We’ve all been to that beautiful wedding that cost a fortune, where the décor is perfectly done, the food spectacular, the wedding party beautifully coifed and the party goes all night. We sigh at the end, remarking how fun and festive it was. We kiss the bride and groom goodbye and wish them well. Then we reflect on our own wedding day and remember how stressful it was. How many brides have said, “I just can’t wait until this is over!” And we remark on how much planning and effort it took just for one magical day. There are books, magazines, websites and wedding planners we can employ to craft the perfect day…and then it is over (and the marriage begins).
Yes, weddings are beautiful and fun but they only last one day. After that day, the real work of marriage begins. Yet, how much planning do we actually commit to “til death do us part.” I would argue, other than a pre-canna or premarital class, there is very little. Is it just me, or does society put more focus on the actual ceremony and party than what it takes to make a marriage last?
Don’t get me wrong. I enjoy a beautiful wedding as much as anyone. I love getting dressed up, eating a nice meal with drinking and dancing to follow. It’s fun to comment on the colors and the dress styles and ooh and ahh over the cute couple, commenting on how in love they seem. What makes me sad is that most couples don’t realize that real life will pop their blissful bubble. When that happens, the couple start to question their love for each other.

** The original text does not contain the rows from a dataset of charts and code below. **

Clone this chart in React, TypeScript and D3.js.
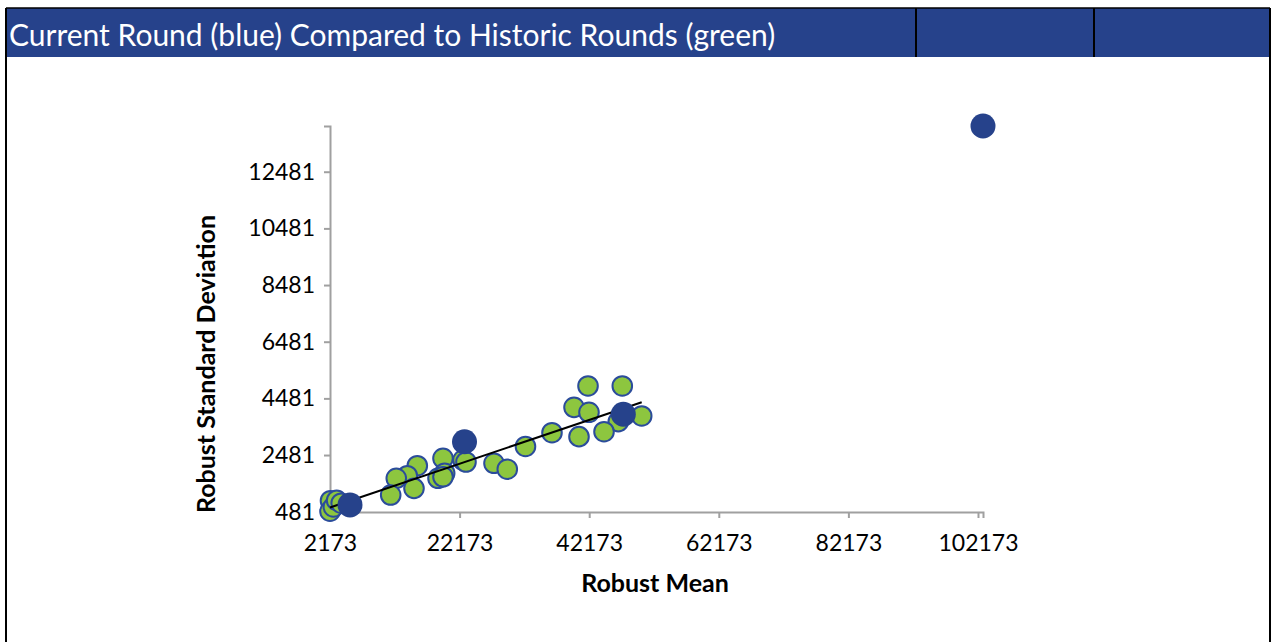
import React, { useEffect, useRef } from 'react';
import * as d3 from 'd3';

// historic rounds (green)
const historicMean = [41990, 47280, 39830, 42140, 50275, 46660, 44460, 40600, 36430, 32340, 19610, 22700, 23160, 27480, 29530, 15645, 14100, 12400, 19870, 18840, 19610, 15135, 11540, 2250, 2173, 2700, 3200, 3900];
const historicSD = [4920, 4920, 4165, 3990, 3860, 3660, 3305, 3130, 3270, 2785, 2365, 2305, 2235, 2190, 1980, 2105, 1750, 1660, 1840, 1660, 1715, 1305, 1070, 870, 500, 650, 880, 780];

// current round (blue)
const currentMean = [5260, 22930, 47435, 102945];
const currentSD = [720, 2950, 3920, 14095];

const xTicks = [2173, 22173, 42173, 62173, 82173, 102173];
const yTicks = [481, 2481, 4481, 6481, 8481, 10481, 12481];

const W = 1273;
const H = 642;
const FONT = 'Lato, Carlito, Calibri, sans-serif';

export default function App() {
  const ref = useRef<SVGSVGElement>(null);

  useEffect(() => {
    drawChart();
  }, []);

  function drawChart() {
    const svg = d3.select(ref.current);
    svg.selectAll('*').remove();

    // frame + header band
    svg.append('rect').attr('x', 0).attr('y', 0).attr('width', W).attr('height', H).attr('fill', '#fff');
    svg.append('rect').attr('x', 6).attr('y', 8).attr('width', 1264).attr('height', 49).attr('fill', '#26428b');
    svg.append('line').attr('x1', 6).attr('x2', 1270).attr('y1', 8).attr('y2', 8).attr('stroke', '#000').attr('stroke-width', 1.5);
    [916, 1094].forEach(x => {
      svg.append('line').attr('x1', x).attr('x2', x).attr('y1', 8).attr('y2', 57).attr('stroke', '#000').attr('stroke-width', 2);
    });
    svg.append('line').attr('x1', 6).attr('x2', 6).attr('y1', 8).attr('y2', H).attr('stroke', '#000').attr('stroke-width', 2);
    svg.append('line').attr('x1', 1270).attr('x2', 1270).attr('y1', 8).attr('y2', H).attr('stroke', '#000').attr('stroke-width', 2);
    svg.append('text')
      .attr('x', 9).attr('y', 46)
      .attr('fill', '#fff')
      .style('font-family', FONT)
      .style('font-size', '30px')
      .text('Current Round (blue) Compared to Historic Rounds (green)');

    const xScale = d3.scaleLinear().domain([2173, 102945]).range([330, 983]);
    const yScale = d3.scaleLinear().domain([481, 14095]).range([511.7, 126]);

    const xAxis = svg.append('g')
      .attr('transform', 'translate(0,512)')
      .call(d3.axisBottom(xScale).tickValues(xTicks).tickSizeOuter(0).tickSize(6).tickPadding(17).tickFormat(d3.format('d')));
    const yAxis = svg.append('g')
      .attr('transform', 'translate(330,0)')
      .call(d3.axisLeft(yScale).tickValues(yTicks).tickSizeOuter(0).tickSize(6).tickPadding(9).tickFormat(d3.format('d')));
    [xAxis, yAxis].forEach(g => {
      g.select('.domain').attr('stroke', '#a0a0a0').attr('stroke-width', 2);
      g.selectAll('.tick line').attr('stroke', '#a0a0a0').attr('stroke-width', 2);
      g.selectAll('.tick text').attr('fill', '#000').style('font-family', FONT).style('font-size', '23px');
    });

    svg.append('text')
      .attr('x', 655).attr('y', 592)
      .attr('text-anchor', 'middle')
      .style('font-family', FONT).style('font-size', '25px').style('font-weight', 'bold')
      .text('Robust Mean');
    svg.append('text')
      .attr('transform', 'translate(215,364) rotate(-90)')
      .attr('text-anchor', 'middle')
      .style('font-family', FONT).style('font-size', '25px').style('font-weight', 'bold')
      .text('Robust Standard Deviation');

    const historic = historicMean.map((m, i) => ({ m, s: historicSD[i] }));
    const current = currentMean.map((m, i) => ({ m, s: currentSD[i] }));

    svg.append('g').selectAll('circle').data(historic).join('circle')
      .attr('cx', d => xScale(d.m))
      .attr('cy', d => yScale(d.s))
      .attr('r', 9.8)
      .attr('fill', '#8dc63f')
      .attr('stroke', '#2b4c9b')
      .attr('stroke-width', 2);

    // linear trendline on historic rounds
    const mx = d3.mean(historic, d => d.m) as number;
    const my = d3.mean(historic, d => d.s) as number;
    const slope = d3.sum(historic, d => (d.m - mx) * (d.s - my)) / d3.sum(historic, d => (d.m - mx) ** 2);
    const icpt = my - slope * mx;
    const [x0, x1] = d3.extent(historic, d => d.m) as [number, number];
    const line = d3.line<number>().x(d => xScale(d)).y(d => yScale(icpt + slope * d));
    svg.append('path')
      .datum([x0, x1])
      .attr('fill', 'none')
      .attr('stroke', '#000')
      .attr('stroke-width', 2)
      .attr('d', line);

    svg.append('g').selectAll('circle').data(current).join('circle')
      .attr('cx', d => xScale(d.m))
      .attr('cy', d => yScale(d.s))
      .attr('r', 12.5)
      .attr('fill', '#26428b');
  }

  return (
    <div style={{ position: 'absolute', left: 0, top: 0 }}>
      <svg ref={ref} width={W} height={H} />
    </div>
  );
}
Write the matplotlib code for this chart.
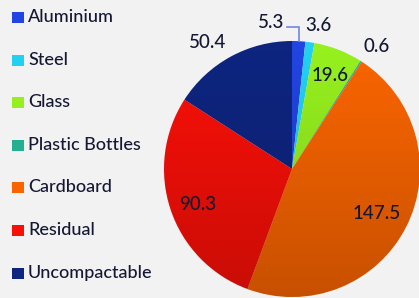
import numpy as np
import matplotlib
matplotlib.use("Agg")
import matplotlib.pyplot as plt
from matplotlib.patches import Rectangle, Circle

categories = ["Aluminium", "Steel", "Glass", "Plastic Bottles", "Cardboard", "Residual", "Uncompactable"]
values = [5.3, 3.6, 19.6, 0.6, 147.5, 90.3, 50.4]
value_labels = ["5.3", "3.6", "19.6", "0.6", "147.5", "90.3", "50.4"]

colors = ["#2244e0", "#22d0f2", "#96f01e", "#22b090", "#f86400", "#f81008", "#0e2580"]
# label placement (style): radial distance factor, angle tweak in degrees
label_dist = [None, 1.14, 0.79, 1.16, 0.75, 0.79, 1.19]
label_dang = [0, -2.5, -1, -2, -1, 2, 5]

W, H = 419, 298
fig = plt.figure(figsize=(W / 100, H / 100), dpi=100)
fig.patch.set_facecolor("#f2f2f2")
ax = fig.add_axes([0, 0, 1, 1])
ax.set_facecolor("#f2f2f2")

font = "Lato"
fw = 500
txtcol = "#141833"
cx, cy, R = 292, 129, 128

wedges, _ = ax.pie(values, colors=colors, startangle=90, counterclock=False,
                   center=(cx, cy), radius=R, frame=True,
                   wedgeprops=dict(linewidth=0))
ax.set_xlim(0, W)
ax.set_ylim(0, H)
ax.set_aspect("equal")
ax.axis("off")

# vertical shading gradient over pie
grad = np.linspace(0, 1, 256).reshape(-1, 1)
rgba = np.zeros((256, 1, 4))
rgba[..., 3] = 0.2 * grad[:, :] ** 1.2
im = ax.imshow(rgba, extent=(cx - R, cx + R, cy - R, cy + R), origin="upper",
               aspect="auto", zorder=3, interpolation="bilinear")
clip = Circle((cx, cy), R, transform=ax.transData)
im.set_clip_path(clip)

# value labels
total = sum(values)
cum = 0
for i, (v, lab) in enumerate(zip(values, value_labels)):
    mid = 90 - 360 * (cum + v / 2) / total
    cum += v
    if label_dist[i] is None:
        a = np.deg2rad(mid)
        px, py = cx + R * np.cos(a), cy + R * np.sin(a)
        ey = 271
        ax.plot([287, px, px], [ey, ey, py], color="#6f86e6", lw=1.2, zorder=4,
                solid_joinstyle="miter")
        ax.text(284, 276, lab, ha="right", va="center", fontsize=13.5,
                family=font, weight=fw, color=txtcol, zorder=5)
        continue
    a = np.deg2rad(mid + label_dang[i])
    d = label_dist[i] * R
    ax.text(cx + d * np.cos(a), cy + d * np.sin(a), lab, ha="center", va="center",
            fontsize=13.5, family=font, weight=fw, color=txtcol, zorder=5)

# legend
rows_y = [281, 238, 196, 153, 111, 68, 25]
for cat, col, y in zip(categories, colors, rows_y):
    ax.add_patch(Rectangle((12, y - 5.5), 12, 11, facecolor=col, edgecolor="none", zorder=5))
    ax.text(28, y, cat, ha="left", va="center", fontsize=13, family=font, weight=fw,
            color=txtcol, zorder=5)

fig.savefig("out.png", dpi=100, facecolor=fig.get_facecolor())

It is normal to argue about petty things like who has to take out the garbage, who has to walk the dog and how is the toothpaste tube going to be squeezed. Petty spats may build into arguments over finances, in-laws, sex, where to spend the holidays and how to discipline the kids. Again, to be expected. If more time was spent on the actually ceremony rather than on how to navigate these inevitable, normal challenges of a relationship, the couple may not know this was to be expected. They conclude, incorrectly, that the marriage is not working. Therefore, conflicts don’t get resolved, resentment grows, emotional distance follows and ultimately the marriage ends. (Heavy sigh)…
The good news is that even if couples did not know this before the marriage, it is not too late to learn it! I firmly believe if couples work on their communication skills and understand the normal ups and downs of relationships, they can have that “happily ever after.” It just takes time, commitment, effort and patience. Ask any couple that has been married for any length of time. They will tell you that the lust and in love feeling does change; it has to change. If it didn’t, no couple would ever get out of bed and nothing would ever get done!
Life comes with responsibilities and expectations that we must attend to. That is the reality of life. However, marriage, having our partner, makes this journey a bit easier. But, just as life changes, so do we and so does our partner. The key is to learn to work through these changes. Sometimes this requires good communication (and listening). Sometimes this requires gritting our teeth and reminding ourselves of the vows we took during those times when we don’t like our partner. Yes, it’s true, most couples go through these times! No human can expect to be perfect. Living together reveals all of our flaws Remember growing up with siblings whom we loved and hated at times? The same is true with our partner. We can continue to love someone even during those times we don’t particularly like them. The key is to keep trying and to ride out the not so fun times. Doing so makes the fun times that much sweeter!